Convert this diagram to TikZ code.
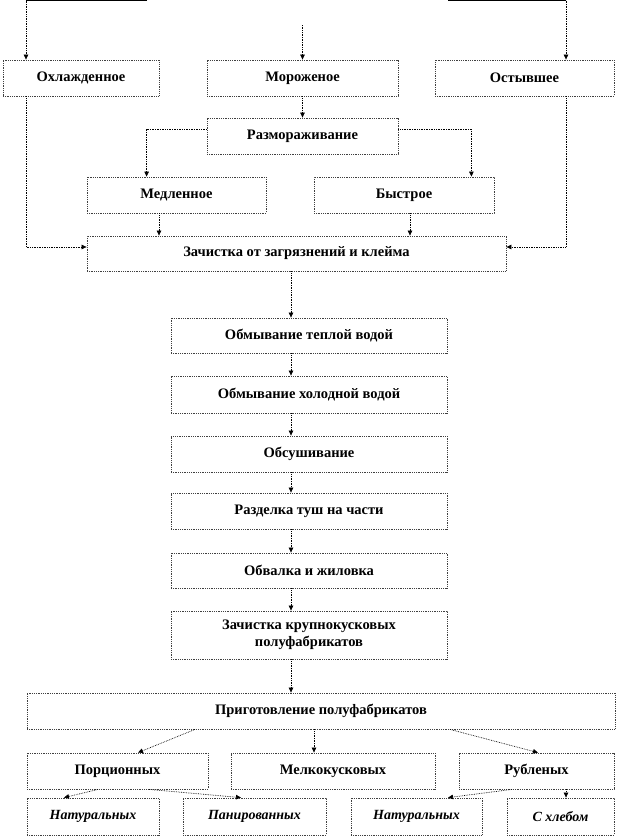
\documentclass[tikz,border=0pt]{standalone}
\usepackage{fontspec}
\setmainfont{Liberation Serif}
\usetikzlibrary{arrows.meta}
\begin{document}
\begin{tikzpicture}[x=1pt,y=-1pt,
  box/.style={draw=black!75, densely dotted, line width=0.8pt, inner sep=1pt,
    font=\fontsize{14.5}{17}\selectfont\bfseries, align=center, fill=white},
  ibox/.style={box, font=\fontsize{14}{16}\selectfont\bfseries\itshape},
  arr/.style={draw=black, densely dotted, line width=0.7pt, -{Triangle[length=5pt,width=4.5pt]}},
  lin/.style={draw=black, line width=0.8pt}]
\useasboundingbox (0,0) rectangle (630,838);
\node[box, minimum width=156pt, minimum height=36pt] (ohl) at (81,78) {Охлажденное};
\node[box, minimum width=191pt, minimum height=36pt] (mor) at (302.5,78) {Мороженое};
\node[box, minimum width=179pt, minimum height=36pt] (ost) at (524.5,78) {Остывшее};
\node[box, minimum width=191pt, minimum height=36pt] (raz) at (302.5,136) {Размораживание};
\node[box, minimum width=179pt, minimum height=36pt] (med) at (176.5,195) {Медленное};
\node[box, minimum width=180pt, minimum height=36pt] (bys) at (404,195) {Быстрое};
\node[box, minimum width=419pt, minimum height=35pt] (zach) at (296.5,253.5) {Зачистка от загрязнений и клейма};
\node[box, minimum width=276pt, minimum height=35pt] (c1) at (309,335.5) {Обмывание теплой водой};
\node[box, minimum width=276pt, minimum height=37pt] (c2) at (309,394.5) {Обмывание холодной водой};
\node[box, minimum width=276pt, minimum height=36pt] (c3) at (309,454) {Обсушивание};
\node[box, minimum width=276pt, minimum height=36pt] (c4) at (309,511) {Разделка туш  на части};
\node[box, minimum width=276pt, minimum height=35pt] (c5) at (309,570.5) {Обвалка и жиловка};
\node[box, minimum width=276pt, minimum height=48pt] (c6) at (309,635) {Зачистка крупнокусковых\\полуфабрикатов};
\node[box, minimum width=588pt, minimum height=36pt] (prig) at (321,711) {Приготовление полуфабрикатов};
\node[box, minimum width=181pt, minimum height=36pt] (por) at (117.5,771) {Порционных};
\node[box, minimum width=204pt, minimum height=36pt] (mel) at (333,771) {Мелкокусковых};
\node[box, minimum width=155pt, minimum height=36pt] (rub) at (536.5,771) {Рубленых};
\node[ibox, minimum width=132pt, minimum height=37pt] (n1) at (93,816.5) {Натуральных};
\node[ibox, minimum width=143pt, minimum height=37pt] (pan) at (254.5,816.5) {Панированных};
\node[ibox, minimum width=131pt, minimum height=37pt] (n2) at (416.5,816.5) {Натуральных};
\node[ibox, minimum width=107pt, minimum height=37pt] (shl) at (560.5,816.5) {С хлебом};
% top feeds
\coordinate (tl1) at (147,0.5);
\coordinate (tl2) at (26,0.5);
\coordinate (tr1) at (448,0.5);
\coordinate (tr2) at (566,0.5);
\coordinate (tm) at (302.5,25);
\draw[lin] (tl1) -- (tl2);
\draw[lin] (tr1) -- (tr2);
\draw[arr] (tl2) -- (tl2 |- ohl.north);
\draw[arr] (tr2) -- (tr2 |- ost.north);
\draw[arr] (tm) -- (mor.north);
\draw[arr] (mor.south) -- (raz.north);
\draw[arr] ([yshift=7pt]raz.west) -| ([xshift=60pt]med.north west);
\draw[arr] ([yshift=7pt]raz.east) -| ([xshift=-23pt]bys.north east);
\draw[arr] ([xshift=-17.5pt]med.south) -- ([xshift=-17.5pt]med.south |- zach.north);
\draw[arr] ([xshift=6pt]bys.south) -- ([xshift=6pt]bys.south |- zach.north);
\draw[arr] ([xshift=-55pt]ohl.south) |- ([yshift=6.5pt]zach.west);
\draw[arr] ([xshift=41.5pt]ost.south) |- ([yshift=6.5pt]zach.east);
\draw[arr] ([xshift=-5.5pt]zach.south) -- ([xshift=-5.5pt]zach.south |- c1.north);
\foreach \a/\b in {c1/c2,c2/c3,c3/c4,c4/c5,c5/c6,c6/prig}
  \draw[arr] ([xshift=-18pt]\a.south) -- ([xshift=-18pt]\a.south |- \b.north);
\draw[arr] ([xshift=-126pt]prig.south) -- ([xshift=20.5pt]por.north);
\draw[arr] ([xshift=-7pt]prig.south) -- ([xshift=-7pt]prig.south |- mel.north);
\draw[arr] ([xshift=129pt]prig.south) -- ([xshift=1.5pt]rub.north);
\draw[arr] ([xshift=-19.5pt]por.south) -- ([xshift=-29pt]n1.north);
\draw[arr] ([xshift=31.5pt]por.south) -- ([xshift=-13.5pt]pan.north);
\draw[arr] ([xshift=-24.5pt]rub.south) -- ([xshift=31.5pt]n2.north);
\draw[arr] ([xshift=29.5pt]rub.south) -- ([xshift=29.5pt]rub.south |- shl.north);
\end{tikzpicture}
\end{document}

- [Exercise prompt] Without the pictures, repeat the listing above exactly.

- [Answer below]
Convert this diagram to TikZ code.
\documentclass[tikz,border=0pt]{standalone}
\usepackage{fontspec}
\setmainfont{Liberation Serif}
\usetikzlibrary{arrows.meta}
\begin{document}
\begin{tikzpicture}[x=1pt,y=-1pt,
  box/.style={draw=black!75, densely dotted, line width=0.8pt, inner sep=1pt,
    font=\fontsize{14.5}{17}\selectfont\bfseries, align=center, fill=white},
  ibox/.style={box, font=\fontsize{14}{16}\selectfont\bfseries\itshape},
  arr/.style={draw=black, densely dotted, line width=0.7pt, -{Triangle[length=5pt,width=4.5pt]}},
  lin/.style={draw=black, line width=0.8pt}]
\useasboundingbox (0,0) rectangle (630,838);
\node[box, minimum width=156pt, minimum height=36pt] (ohl) at (81,78) {Охлажденное};
\node[box, minimum width=191pt, minimum height=36pt] (mor) at (302.5,78) {Мороженое};
\node[box, minimum width=179pt, minimum height=36pt] (ost) at (524.5,78) {Остывшее};
\node[box, minimum width=191pt, minimum height=36pt] (raz) at (302.5,136) {Размораживание};
\node[box, minimum width=179pt, minimum height=36pt] (med) at (176.5,195) {Медленное};
\node[box, minimum width=180pt, minimum height=36pt] (bys) at (404,195) {Быстрое};
\node[box, minimum width=419pt, minimum height=35pt] (zach) at (296.5,253.5) {Зачистка от загрязнений и клейма};
\node[box, minimum width=276pt, minimum height=35pt] (c1) at (309,335.5) {Обмывание теплой водой};
\node[box, minimum width=276pt, minimum height=37pt] (c2) at (309,394.5) {Обмывание холодной водой};
\node[box, minimum width=276pt, minimum height=36pt] (c3) at (309,454) {Обсушивание};
\node[box, minimum width=276pt, minimum height=36pt] (c4) at (309,511) {Разделка туш  на части};
\node[box, minimum width=276pt, minimum height=35pt] (c5) at (309,570.5) {Обвалка и жиловка};
\node[box, minimum width=276pt, minimum height=48pt] (c6) at (309,635) {Зачистка крупнокусковых\\полуфабрикатов};
\node[box, minimum width=588pt, minimum height=36pt] (prig) at (321,711) {Приготовление полуфабрикатов};
\node[box, minimum width=181pt, minimum height=36pt] (por) at (117.5,771) {Порционных};
\node[box, minimum width=204pt, minimum height=36pt] (mel) at (333,771) {Мелкокусковых};
\node[box, minimum width=155pt, minimum height=36pt] (rub) at (536.5,771) {Рубленых};
\node[ibox, minimum width=132pt, minimum height=37pt] (n1) at (93,816.5) {Натуральных};
\node[ibox, minimum width=143pt, minimum height=37pt] (pan) at (254.5,816.5) {Панированных};
\node[ibox, minimum width=131pt, minimum height=37pt] (n2) at (416.5,816.5) {Натуральных};
\node[ibox, minimum width=107pt, minimum height=37pt] (shl) at (560.5,816.5) {С хлебом};
% top feeds
\coordinate (tl1) at (147,0.5);
\coordinate (tl2) at (26,0.5);
\coordinate (tr1) at (448,0.5);
\coordinate (tr2) at (566,0.5);
\coordinate (tm) at (302.5,25);
\draw[lin] (tl1) -- (tl2);
\draw[lin] (tr1) -- (tr2);
\draw[arr] (tl2) -- (tl2 |- ohl.north);
\draw[arr] (tr2) -- (tr2 |- ost.north);
\draw[arr] (tm) -- (mor.north);
\draw[arr] (mor.south) -- (raz.north);
\draw[arr] ([yshift=7pt]raz.west) -| ([xshift=60pt]med.north west);
\draw[arr] ([yshift=7pt]raz.east) -| ([xshift=-23pt]bys.north east);
\draw[arr] ([xshift=-17.5pt]med.south) -- ([xshift=-17.5pt]med.south |- zach.north);
\draw[arr] ([xshift=6pt]bys.south) -- ([xshift=6pt]bys.south |- zach.north);
\draw[arr] ([xshift=-55pt]ohl.south) |- ([yshift=6.5pt]zach.west);
\draw[arr] ([xshift=41.5pt]ost.south) |- ([yshift=6.5pt]zach.east);
\draw[arr] ([xshift=-5.5pt]zach.south) -- ([xshift=-5.5pt]zach.south |- c1.north);
\foreach \a/\b in {c1/c2,c2/c3,c3/c4,c4/c5,c5/c6,c6/prig}
  \draw[arr] ([xshift=-18pt]\a.south) -- ([xshift=-18pt]\a.south |- \b.north);
\draw[arr] ([xshift=-126pt]prig.south) -- ([xshift=20.5pt]por.north);
\draw[arr] ([xshift=-7pt]prig.south) -- ([xshift=-7pt]prig.south |- mel.north);
\draw[arr] ([xshift=129pt]prig.south) -- ([xshift=1.5pt]rub.north);
\draw[arr] ([xshift=-19.5pt]por.south) -- ([xshift=-29pt]n1.north);
\draw[arr] ([xshift=31.5pt]por.south) -- ([xshift=-13.5pt]pan.north);
\draw[arr] ([xshift=-24.5pt]rub.south) -- ([xshift=31.5pt]n2.north);
\draw[arr] ([xshift=29.5pt]rub.south) -- ([xshift=29.5pt]rub.south |- shl.north);
\end{tikzpicture}
\end{document}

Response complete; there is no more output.